* **TASK TO COMPLETE**
Some lines of these records may hold the word "Rebuild"; state how many, using only the number.

>> Begin

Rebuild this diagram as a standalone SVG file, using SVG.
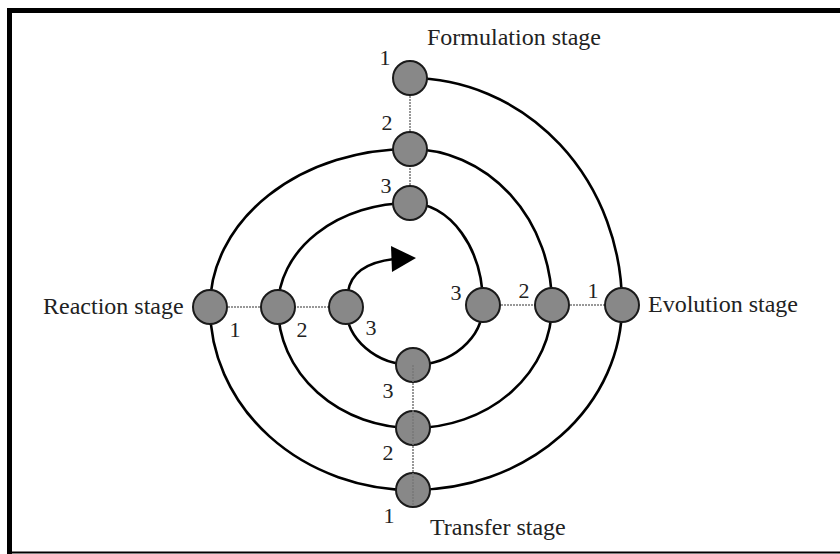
<svg xmlns="http://www.w3.org/2000/svg" width="840" height="554" viewBox="0 0 840 554">
<style>
.lbl{font-family:"Liberation Serif","Times New Roman",serif;font-size:24px;fill:#222}
.num{font-family:"Liberation Serif","Times New Roman",serif;font-size:22px;fill:#222;text-anchor:middle}
.node{fill:#888;stroke:#1a1a1a;stroke-width:2}
.arc{fill:none;stroke:#000;stroke-width:2.6}
.dot{fill:none;stroke:#777;stroke-width:1.5;stroke-dasharray:2 1}
</style>
<rect width="840" height="554" fill="#fff"/>
<g id="frame" fill="none" stroke="#000">
<line x1="7" y1="10.5" x2="840" y2="10.5" stroke-width="5"/>
<line x1="9.5" y1="8" x2="9.5" y2="554" stroke-width="5"/>
<line x1="7" y1="552.5" x2="840" y2="552.5" stroke-width="2"/>
</g>
<g id="connectors">
<path class="dot" d="M410,78 V203"/>
<path class="dot" d="M210,307 H346"/>
<path class="dot" d="M483,305 H622"/>
<path class="arc" d="M346,307 A67,58 0 0 0 413,365"/>
<path class="arc" d="M413,365 A70,60 0 0 0 483,305"/>
<path class="arc" d="M483,305 A73,102 0 0 0 410,203"/>
<path class="arc" d="M410,203 A132,104 0 0 0 278,307"/>
<path class="arc" d="M278,307 A135,121 0 0 0 413,428"/>
<path class="arc" d="M413,428 A139,123 0 0 0 552,305"/>
<path class="arc" d="M552,305 A142,156 0 0 0 410,149"/>
<path class="arc" d="M410,149 A200,158 0 0 0 210,307"/>
<path class="arc" d="M210,307 A203,183 0 0 0 413,490"/>
<path class="arc" d="M413,490 A209,185 0 0 0 622,305"/>
<path class="arc" d="M622,305 A212,227 0 0 0 410,78"/>
<path class="arc" d="M348,292 Q352,264 394,259"/>
<polygon points="391,246 416,258 392,272" fill="#000"/>
</g>
<g id="formulation">
<circle class="node" cx="410" cy="78" r="17"/>
<circle class="node" cx="410" cy="149" r="17"/>
<circle class="node" cx="410" cy="203" r="17"/>
<text class="lbl" x="427" y="45">Formulation stage</text>
<text class="num" x="385" y="65">1</text>
<text class="num" x="387" y="130">2</text>
<text class="num" x="386" y="193">3</text>
</g>
<g id="reaction">
<circle class="node" cx="210" cy="307" r="17"/>
<circle class="node" cx="278" cy="307" r="17"/>
<circle class="node" cx="346" cy="307" r="17"/>
<text class="lbl" x="43" y="314">Reaction stage</text>
<text class="num" x="235" y="337">1</text>
<text class="num" x="302" y="337">2</text>
<text class="num" x="371" y="335">3</text>
</g>
<g id="evolution">
<circle class="node" cx="483" cy="305" r="17"/>
<circle class="node" cx="552" cy="305" r="17"/>
<circle class="node" cx="622" cy="305" r="17"/>
<text class="lbl" x="648" y="312">Evolution stage</text>
<text class="num" x="456" y="300">3</text>
<text class="num" x="524" y="298">2</text>
<text class="num" x="593" y="298">1</text>
</g>
<g id="transfer">
<circle class="node" cx="413" cy="365" r="17"/>
<circle class="node" cx="413" cy="428" r="17"/>
<circle class="node" cx="413" cy="490" r="17"/>
<path class="dot" d="M413,365 V505"/>
<text class="lbl" x="430" y="535">Transfer stage</text>
<text class="num" x="388" y="398">3</text>
<text class="num" x="388" y="460">2</text>
<text class="num" x="389" y="523">1</text>
</g>
</svg>
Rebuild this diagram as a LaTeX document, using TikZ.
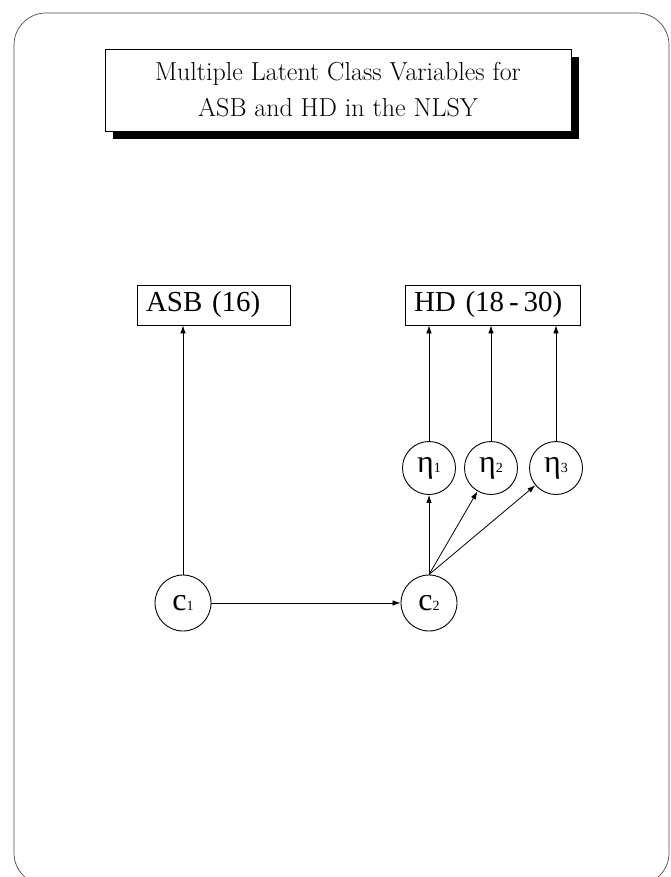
\documentclass[tikz,border=0pt]{standalone}
\usepackage{fontspec}
\newfontfamily\tms{Liberation Serif}
\usetikzlibrary{arrows.meta}
\newcommand{\sbs}[1]{{\fontsize{14}{14}\selectfont #1}}
\begin{document}
\begin{tikzpicture}[x=1pt,y=1pt,
  frame/.style={draw=black!70, line width=0.7pt, rounded corners=32pt},
  titlebox/.style={draw, line width=0.6pt, fill=white, minimum width=466pt, minimum height=82pt, inner sep=0pt, align=center, font=\fontsize{26}{36}\selectfont},
  varbox/.style={draw, line width=0.8pt, minimum height=40pt, inner ysep=0pt, inner xsep=9pt, align=left, font=\tms\fontsize{29}{32}\selectfont},
  latent/.style={draw, circle, line width=0.9pt, minimum size=56pt, inner sep=0pt, font=\tms\fontsize{32}{32}\selectfont},
  eta/.style={latent, minimum size=53pt},
  arr/.style={-{Latex[length=8pt,width=5.5pt]}, line width=0.8pt}
]
\useasboundingbox (0,0) rectangle (671,-877);
\draw[frame] (14,-13) rectangle (669,-885);
\fill (113,-57) rectangle (579,-139);
\node[titlebox] (title) at (338,-90) {Multiple Latent Class Variables for\\ASB and HD in the NLSY};
\node[varbox, text width=135pt] (asb) at (213.5,-305) {ASB (16)};
\node[varbox, text width=157pt] (hd) at (492.5,-305) {HD (18\,-\,30)};
\node[latent] (c1) at (183,-603) {c\sbs{1}};
\node[latent] (c2) at (429,-603) {c\sbs{2}};
\node[eta] (e1) at (429,-468) {η\sbs{1}};
\node[eta] (e2) at (491,-468) {η\sbs{2}};
\node[eta] (e3) at (556,-468) {η\sbs{3}};
\draw[arr] (c1.north) -- (c1 |- asb.south);
\draw[arr] (c1) -- (c2);
\draw[arr] (c2.north) -- (e1.south);
\draw[arr] (c2.north) -- (e2);
\draw[arr] (c2.north) -- (e3);
\draw[arr] (e1.north) -- (e1 |- hd.south);
\draw[arr] (e2.north) -- (e2 |- hd.south);
\draw[arr] (e3.north) -- (e3 |- hd.south);
\end{tikzpicture}
\end{document}
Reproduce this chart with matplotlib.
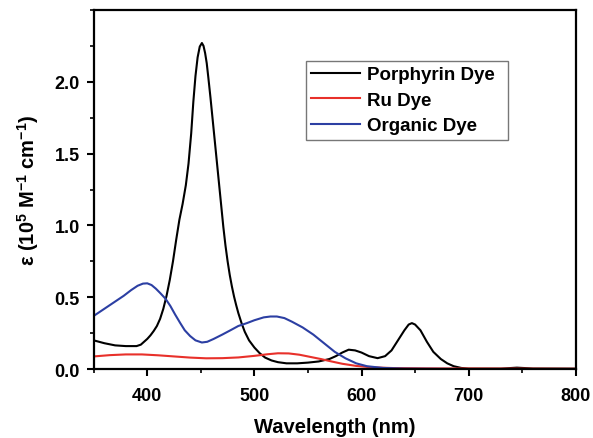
import numpy as np
import matplotlib
matplotlib.use("Agg")
import matplotlib.pyplot as plt
from matplotlib.ticker import MultipleLocator

plt.rcParams['font.family'] = ['Liberation Sans', 'DejaVu Sans']
plt.rcParams['font.weight'] = 'bold'
plt.rcParams['mathtext.fontset'] = 'custom'
plt.rcParams['mathtext.rm'] = 'Liberation Sans:bold'
plt.rcParams['mathtext.bf'] = 'Liberation Sans:bold'
plt.rcParams['mathtext.default'] = 'bf'

# Porphyrin dye
wl_por = [350, 360, 370, 380, 390, 394, 400, 403, 406, 409, 412, 415, 418,
          421, 424, 427, 430, 433, 436, 438.5, 441, 443, 445, 447, 449, 451,
          452.5, 454, 455.5, 457, 459, 461, 463, 465, 467, 469, 471, 473, 475,
          477, 479, 481, 483, 485, 488, 491, 495, 500, 505, 510, 516, 522, 530,
          540, 550, 560, 570, 576, 582, 588, 594, 600, 607, 615, 622, 628, 634,
          640, 644, 647, 650, 655, 661, 667, 674, 680, 686, 693, 700, 730, 745,
          760, 800]
eps_por = [0.20, 0.18, 0.165, 0.16, 0.16, 0.17, 0.21, 0.235, 0.265, 0.30,
           0.35, 0.42, 0.51, 0.62, 0.75, 0.90, 1.04, 1.15, 1.28, 1.43, 1.64,
           1.86, 2.04, 2.17, 2.245, 2.27, 2.25, 2.20, 2.13, 2.03, 1.89, 1.74,
           1.59, 1.44, 1.29, 1.14, 0.99, 0.86, 0.75, 0.655, 0.575, 0.505,
           0.445, 0.39, 0.32, 0.26, 0.20, 0.15, 0.11, 0.08, 0.06, 0.048, 0.04,
           0.04, 0.045, 0.053, 0.07, 0.09, 0.115, 0.135, 0.13, 0.115, 0.09,
           0.076, 0.09, 0.13, 0.2, 0.27, 0.31, 0.32, 0.31, 0.27, 0.19, 0.12,
           0.07, 0.04, 0.02, 0.008, 0.003, 0.003, 0.01, 0.004, 0.003]

# Ru dye
wl_ru = [350, 365, 380, 395, 410, 425, 440, 455, 470, 485, 500, 512, 522, 532,
         542, 552, 562, 572, 582, 595, 610, 630, 660, 700, 800]
eps_ru = [0.088, 0.097, 0.102, 0.102, 0.096, 0.088, 0.08, 0.075, 0.076, 0.081,
          0.092, 0.103, 0.11, 0.109, 0.1, 0.085, 0.07, 0.053, 0.037, 0.022,
          0.012, 0.007, 0.005, 0.004, 0.002]

# Organic dye
wl_org = [350, 360, 370, 378, 385, 391, 396, 400, 404, 408, 412, 417, 421.5,
          426, 430.8, 435, 440, 445, 451, 456, 462, 470, 477.6, 485, 493, 500,
          508.7, 515, 521, 528, 535, 545, 555, 565, 575, 585, 595, 605, 620,
          640, 700, 800]
eps_org = [0.37, 0.42, 0.47, 0.51, 0.55, 0.58, 0.595, 0.597, 0.585, 0.56, 0.53,
           0.49, 0.44, 0.38, 0.32, 0.27, 0.23, 0.2, 0.185, 0.19, 0.21, 0.24,
           0.27, 0.3, 0.32, 0.34, 0.36, 0.366, 0.366, 0.355, 0.33, 0.29, 0.24,
           0.18, 0.12, 0.075, 0.04, 0.02, 0.008, 0.003, 0.0, 0.0]

fig = plt.figure(figsize=(5.93, 4.39), dpi=100)
ax = fig.add_axes([0.158, 0.157, 0.813, 0.818])

ax.plot(wl_por, eps_por, color='black', lw=1.5, label='Porphyrin Dye')
ax.plot(wl_ru, eps_ru, color='#e8302a', lw=1.5, label='Ru Dye')
ax.plot(wl_org, eps_org, color='#2c3fa3', lw=1.5, label='Organic Dye')

ax.set_xlim(350, 800)
ax.set_ylim(0, 2.5)
ax.xaxis.set_major_locator(MultipleLocator(100))
ax.xaxis.set_minor_locator(MultipleLocator(50))
ax.set_yticks([0.0, 0.5, 1.0, 1.5, 2.0])
ax.yaxis.set_minor_locator(MultipleLocator(0.25))
ax.tick_params(which='major', direction='out', length=5, width=1.5, labelsize=13)
ax.tick_params(which='minor', direction='out', length=3, width=1.2)
ax.tick_params(axis='x', which='major', pad=8)
ax.tick_params(axis='y', which='major', pad=5)
for s in ax.spines.values():
    s.set_linewidth(1.6)

ax.set_xlabel('Wavelength (nm)', fontsize=14.5, fontweight='bold', labelpad=9)
ax.set_ylabel(r'ε (10$^{5}$ M$^{-1}$ cm$^{-1}$)', fontsize=14.5, fontweight='bold', labelpad=10)

# legend box spans px 306..508 horizontally
leg = ax.legend(loc='upper left', bbox_to_anchor=(0.44, 0.859, 0.419, 0.0),
                mode='expand', borderaxespad=0,
                fancybox=False, edgecolor='#555555',
                handlelength=2.6, handletextpad=0.35, labelspacing=0.45,
                borderpad=0.3, prop={'weight': 'bold', 'size': 13.5})
leg.get_frame().set_linewidth(1.0)

plt.savefig('out.png', dpi=100)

>> End

* **ANSWER FOR THIS EXERCISE**
2